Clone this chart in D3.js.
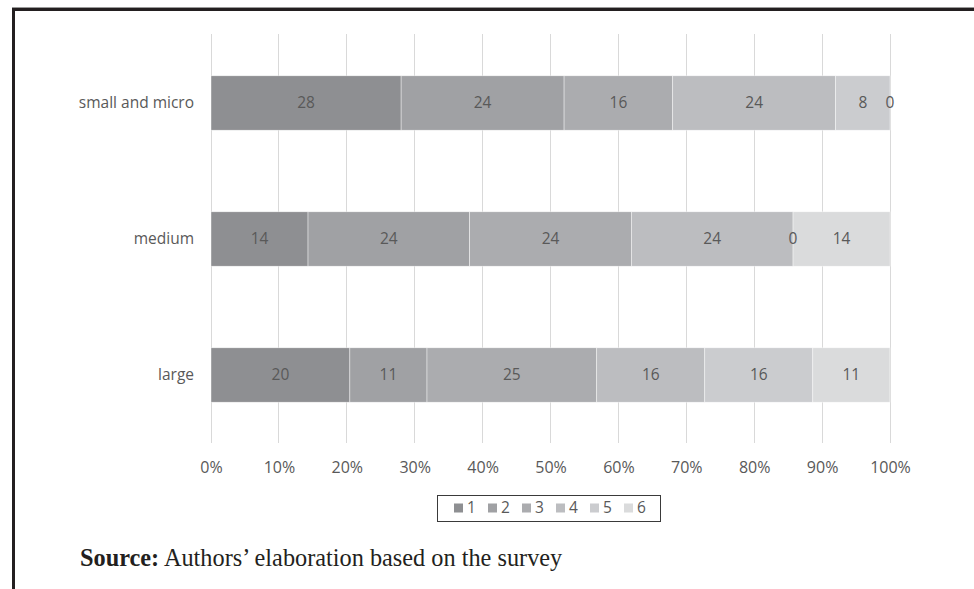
<!DOCTYPE html>
<html>
<head>
<meta charset="utf-8">
<script src="https://cdn.jsdelivr.net/npm/d3@7"></script>
<style>
  html, body { margin: 0; padding: 0; background: #fff; }
  svg { display: block; }
</style>
</head>
<body>
<svg id="chart" width="974" height="589"></svg>
<script>
// ---- data ----
const categories = ["small and micro", "medium", "large"];
const seriesNames = ["1", "2", "3", "4", "5", "6"];
// shares (%) per category, in series order 1..6
const smallMicro = [28, 24, 16, 24, 8, 0];
const medium = [14.29, 23.81, 23.81, 23.81, 0, 14.29];
const large = [20.45, 11.36, 25, 15.91, 15.91, 11.36];
const tickValues = [0, 10, 20, 30, 40, 50, 60, 70, 80, 90, 100];
const sourceLabel = "Source:";
const sourceText = " Authors\u2019 elaboration based on the survey";

const colors = ["#8e8f92", "#a0a1a4", "#abacaf", "#bcbdc0", "#cbcccf", "#dadbdc"];
const valuesByCat = [smallMicro, medium, large];

const svg = d3.select("#chart");
const font = "'Open Sans', sans-serif";
const textColor = "#595959";

// frame
svg.append("rect").attr("x", 12).attr("y", 7).attr("width", 962).attr("height", 1).attr("fill", "#9a9a9a");
svg.append("rect").attr("x", 12).attr("y", 8).attr("width", 962).attr("height", 3).attr("fill", "#231f20");
svg.append("rect").attr("x", 12).attr("y", 8).attr("width", 3).attr("height", 581).attr("fill", "#231f20");

const x = d3.scaleLinear().domain([0, 100]).range([211, 890]);
const y = d3.scaleBand().domain(categories).range([35, 443]).paddingInner(0.6).paddingOuter(0.3);

// gridlines
svg.append("g").selectAll("line").data(tickValues).join("line")
  .attr("x1", d => x(d)).attr("x2", d => x(d))
  .attr("y1", 34).attr("y2", 443)
  .attr("stroke", "#d9d9d9").attr("stroke-width", 1)
  .attr("shape-rendering", "crispEdges");

// x axis labels
const xAxis = d3.axisBottom(x).tickValues(tickValues).tickFormat(d => d + "%").tickSize(0).tickPadding(0);
const gx = svg.append("g").attr("transform", "translate(0,461)").call(xAxis);
gx.select(".domain").remove();
gx.selectAll("text").attr("font-family", font).attr("font-size", 16).attr("fill", textColor).attr("dy", "0.75em");

// y axis labels
const yAxis = d3.axisLeft(y).tickSize(0).tickPadding(0);
const gy = svg.append("g").attr("transform", "translate(194,0)").call(yAxis);
gy.select(".domain").remove();
gy.selectAll("text").attr("font-family", font).attr("font-size", 15.5).attr("fill", textColor);

// stacked data
const rows = categories.map((c, i) => {
  const o = { category: c };
  seriesNames.forEach((s, j) => o[s] = valuesByCat[i][j]);
  return o;
});
const stacked = d3.stack().keys(seriesNames)(rows);

const layers = svg.append("g").selectAll("g").data(stacked).join("g")
  .attr("fill", (d, i) => colors[i]);
layers.selectAll("rect").data(d => d).join("rect")
  .attr("x", d => x(d[0]))
  .attr("width", d => x(d[1]) - x(d[0]))
  .attr("y", d => y(d.data.category))
  .attr("height", y.bandwidth())
  .attr("stroke", "#ffffff").attr("stroke-width", 0.6).attr("stroke-opacity", 0.7);

// data labels
const fmt = d3.format(".0f");
const labelG = svg.append("g");
stacked.forEach((layer, i) => {
  labelG.selectAll(null).data(layer).join("text")
    .attr("x", d => (x(d[0]) + x(d[1])) / 2)
    .attr("y", d => y(d.data.category) + y.bandwidth() / 2)
    .attr("dy", "0.35em")
    .attr("text-anchor", "middle")
    .attr("font-family", font).attr("font-size", 15.5)
    .attr("fill", textColor)
    .text(d => fmt(d[1] - d[0]));
});

// legend
const lg = svg.append("g");
lg.append("rect").attr("x", 437.5).attr("y", 495.5).attr("width", 223).attr("height", 26)
  .attr("fill", "#fff").attr("stroke", "#3a3a3a").attr("stroke-width", 1);
const legendX = d3.scalePoint().domain(seriesNames).range([454, 624]);
const items = lg.selectAll("g").data(seriesNames).join("g")
  .attr("transform", d => `translate(${legendX(d)},508)`);
items.append("rect").attr("x", 0).attr("y", -4.5).attr("width", 9).attr("height", 9)
  .attr("fill", (d, i) => colors[i]);
items.append("text").attr("x", 13).attr("y", 0).attr("dy", "0.35em")
  .attr("font-family", font).attr("font-size", 15.5).attr("fill", textColor)
  .text(d => d);

// source
const src = svg.append("text").attr("x", 80).attr("y", 566)
  .attr("font-family", "'Liberation Serif', 'Times New Roman', serif")
  .attr("font-size", 24.3).attr("fill", "#231f20");
src.append("tspan").attr("font-weight", "bold").text(sourceLabel);
src.append("tspan").text(sourceText);
</script>
</body>
</html>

========================================================================

Exercise instructions:
Copy the data exactly. Any picture it contains is to be omitted.

Answer for the task:
Clone this chart in D3.js.
<!DOCTYPE html>
<html>
<head>
<meta charset="utf-8">
<script src="https://cdn.jsdelivr.net/npm/d3@7"></script>
<style>
  html, body { margin: 0; padding: 0; background: #fff; }
  svg { display: block; }
</style>
</head>
<body>
<svg id="chart" width="974" height="589"></svg>
<script>
// ---- data ----
const categories = ["small and micro", "medium", "large"];
const seriesNames = ["1", "2", "3", "4", "5", "6"];
// shares (%) per category, in series order 1..6
const smallMicro = [28, 24, 16, 24, 8, 0];
const medium = [14.29, 23.81, 23.81, 23.81, 0, 14.29];
const large = [20.45, 11.36, 25, 15.91, 15.91, 11.36];
const tickValues = [0, 10, 20, 30, 40, 50, 60, 70, 80, 90, 100];
const sourceLabel = "Source:";
const sourceText = " Authors\u2019 elaboration based on the survey";

const colors = ["#8e8f92", "#a0a1a4", "#abacaf", "#bcbdc0", "#cbcccf", "#dadbdc"];
const valuesByCat = [smallMicro, medium, large];

const svg = d3.select("#chart");
const font = "'Open Sans', sans-serif";
const textColor = "#595959";

// frame
svg.append("rect").attr("x", 12).attr("y", 7).attr("width", 962).attr("height", 1).attr("fill", "#9a9a9a");
svg.append("rect").attr("x", 12).attr("y", 8).attr("width", 962).attr("height", 3).attr("fill", "#231f20");
svg.append("rect").attr("x", 12).attr("y", 8).attr("width", 3).attr("height", 581).attr("fill", "#231f20");

const x = d3.scaleLinear().domain([0, 100]).range([211, 890]);
const y = d3.scaleBand().domain(categories).range([35, 443]).paddingInner(0.6).paddingOuter(0.3);

// gridlines
svg.append("g").selectAll("line").data(tickValues).join("line")
  .attr("x1", d => x(d)).attr("x2", d => x(d))
  .attr("y1", 34).attr("y2", 443)
  .attr("stroke", "#d9d9d9").attr("stroke-width", 1)
  .attr("shape-rendering", "crispEdges");

// x axis labels
const xAxis = d3.axisBottom(x).tickValues(tickValues).tickFormat(d => d + "%").tickSize(0).tickPadding(0);
const gx = svg.append("g").attr("transform", "translate(0,461)").call(xAxis);
gx.select(".domain").remove();
gx.selectAll("text").attr("font-family", font).attr("font-size", 16).attr("fill", textColor).attr("dy", "0.75em");

// y axis labels
const yAxis = d3.axisLeft(y).tickSize(0).tickPadding(0);
const gy = svg.append("g").attr("transform", "translate(194,0)").call(yAxis);
gy.select(".domain").remove();
gy.selectAll("text").attr("font-family", font).attr("font-size", 15.5).attr("fill", textColor);

// stacked data
const rows = categories.map((c, i) => {
  const o = { category: c };
  seriesNames.forEach((s, j) => o[s] = valuesByCat[i][j]);
  return o;
});
const stacked = d3.stack().keys(seriesNames)(rows);

const layers = svg.append("g").selectAll("g").data(stacked).join("g")
  .attr("fill", (d, i) => colors[i]);
layers.selectAll("rect").data(d => d).join("rect")
  .attr("x", d => x(d[0]))
  .attr("width", d => x(d[1]) - x(d[0]))
  .attr("y", d => y(d.data.category))
  .attr("height", y.bandwidth())
  .attr("stroke", "#ffffff").attr("stroke-width", 0.6).attr("stroke-opacity", 0.7);

// data labels
const fmt = d3.format(".0f");
const labelG = svg.append("g");
stacked.forEach((layer, i) => {
  labelG.selectAll(null).data(layer).join("text")
    .attr("x", d => (x(d[0]) + x(d[1])) / 2)
    .attr("y", d => y(d.data.category) + y.bandwidth() / 2)
    .attr("dy", "0.35em")
    .attr("text-anchor", "middle")
    .attr("font-family", font).attr("font-size", 15.5)
    .attr("fill", textColor)
    .text(d => fmt(d[1] - d[0]));
});

// legend
const lg = svg.append("g");
lg.append("rect").attr("x", 437.5).attr("y", 495.5).attr("width", 223).attr("height", 26)
  .attr("fill", "#fff").attr("stroke", "#3a3a3a").attr("stroke-width", 1);
const legendX = d3.scalePoint().domain(seriesNames).range([454, 624]);
const items = lg.selectAll("g").data(seriesNames).join("g")
  .attr("transform", d => `translate(${legendX(d)},508)`);
items.append("rect").attr("x", 0).attr("y", -4.5).attr("width", 9).attr("height", 9)
  .attr("fill", (d, i) => colors[i]);
items.append("text").attr("x", 13).attr("y", 0).attr("dy", "0.35em")
  .attr("font-family", font).attr("font-size", 15.5).attr("fill", textColor)
  .text(d => d);

// source
const src = svg.append("text").attr("x", 80).attr("y", 566)
  .attr("font-family", "'Liberation Serif', 'Times New Roman', serif")
  .attr("font-size", 24.3).attr("fill", "#231f20");
src.append("tspan").attr("font-weight", "bold").text(sourceLabel);
src.append("tspan").text(sourceText);
</script>
</body>
</html>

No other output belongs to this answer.